At the end of this month, we will witness one of the biggest transformations in our country’s history when Barack Obama steps in as the first black president of the United States. Obama’s election represents a sea change for our country in race relations. It also represents a sea change in marketing, communications and fundraising for success.
Regardless of your organization’s size or mission — and regardless of your politics — there are important lessons to learn from this historic campaign. I’ve listed some of them here; ignore them at your own risk.
1. Your donors aren’t listening to you.
They’re listening to what their friends, family members and trusted advisers say about you. We’ve all heard the reports: People don’t trust institutions like the federal government, corporations and even nonprofits. This begs the question: Who do we look to when we need to make decisions about how to vote, donate and behave? Who do we trust? The answer: our friends.
There’s no doubt that we are not the only, or in many cases, the leading, spokespersons for our causes. We are all just small nodes in a global conversation. Follow the model of the Obama campaign by 1) listening to what your stakeholders are saying about you; and 2) joining their conversations.

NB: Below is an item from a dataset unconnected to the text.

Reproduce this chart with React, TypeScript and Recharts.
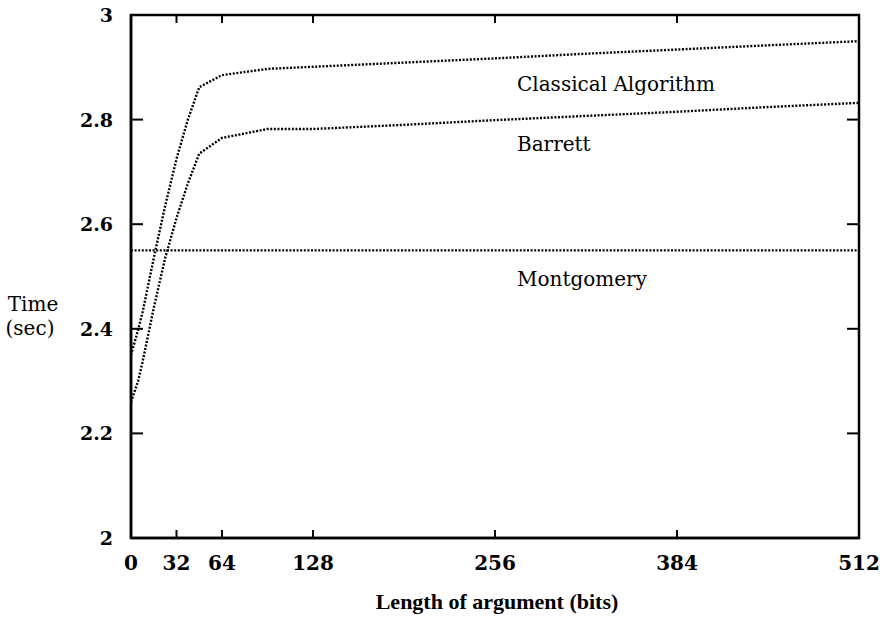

2. Millennials are the future.
If you weren’t already convinced, you should be now: Millennials rule! The fact is, they might well have decided the election. But if you’re like most nonprofit organizations, 15- to 25-year-olds don’t account for a significant portion of your donor base. You can’t afford to ignore these 75 million Americans. Find ways now to tutor and be tutored by these future leaders. This means, in part, learning their language, like how to communicate via social networks and text messaging. It also means being more open, immediate and transparent in all your communications.